Example code on integrating libsass into flask

So my purpose is to build a tiny site with Flask, and want to use Sass for style sheet.

What I could found from (the first page of) google mostly goes to flask-scss packages. But this package is still in a version number of 0.5, which looks like still under development, and have been updated for 7 years (last commit in 2015). Some of them uses flask-assets, but still not looks like a stable solution.

Fortunately, libsass-python now having official support on this: Using with Flask.

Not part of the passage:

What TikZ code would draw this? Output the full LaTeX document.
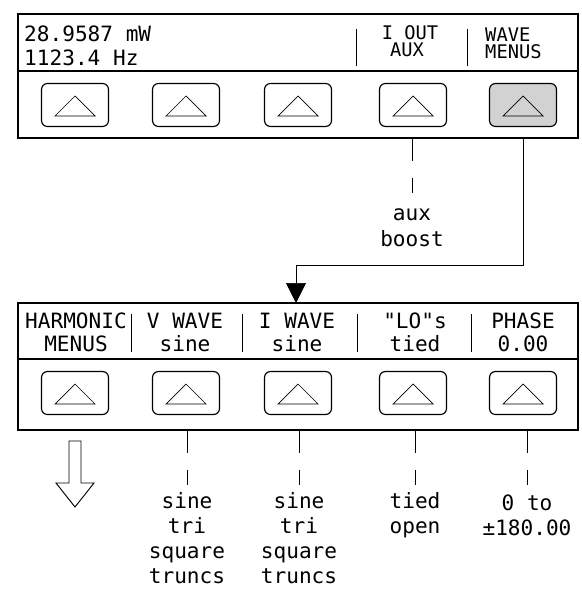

So this article is for the experience on integrating libsass into flask. I'm writing this article based on Flask 2.0.2 and libsass 0.21.0.

Building Sass on request

libsass-python natively comes with the package sassutils. And I'm having a folder with following layout:

Folder layout

|- static
|  |- sass
|     |- main.scss
|- app.py

Sample app

Now add SassMiddleware the wsgi middleware to the site app:

import flask
import sassutils.wsgi
app = flask.Flask(__name__)
app.wsgi_app = sassutils.wsgi.SassMiddleware(
app.wsgi_app,
{
"app": {
"sass_path": "static/sass",
"css_path": "static/css",
"wsgi_path": "style",
"strip_extension": True,
}
},
)

Note it's using a strange layout to clearify the behavior. It comes with some pitfall, would be addressed below.

On official doc, it suggests a simpler format for manifest. But that one raises FutureWarning. So adding strip_extension to address this.

Mainfest

Here's the detail on each parameters in mainfest:

  • sass_path Path for the folder that contains source Sass/SCSS files

    This is the only required parameter.

  • css_path Path to store the generated output

    We don't need to create it first. During request, libsass compile the code from sass_path than put it to css_path. So we could see the output appears at static/css/main.css after any request.

    If we do not specific it, that the data would be saved to sass_path. I do not want to mix generated data with source code, so strongly recommand to use it.

  • wsgi_path Overriding prefix to get compiled data on routing

    By specificing this, we would be avaliable to get the compiled stylesheet with /style/main.css.

    If we do not specific it, it uses css_path. Then we should get it from /static/css/main.css.

  • strip_extension Remove original file extension or not

    When set to False (default value), libsass only append .css to original file name. So main.scss now become main.scss.css.

    And if we enabling this, they would remove the extension, so we could get main.css.

On using this config, it generates data to static/css and we could reach the output via:

curl http://localhost:5000/style/main.css

Template

A simple way could be directly specific the path:

<link href="/style/main.css" rel="stylesheet" type="text/css">

But be careful, it is not suggested to use SassMiddleware for production. You should compile it into static files and serving it with other server.

So using url_for might be better. But:

<link href="{{ url_for('static', filename='/style/main.css') }}" rel="stylesheet" type="text/css">
# above template code generates
<link href="/static/style/main.css" rel="stylesheet" type="text/css">

Flask prepends static/ prefix to the filename. So it is not feasible to use the provided config. We could solve this by removing wsgi_path parameters, or set it to a string with static/ prefix.

(Building for deployment)

Not trying yet. Not sure if I remember to fill this in the futrue.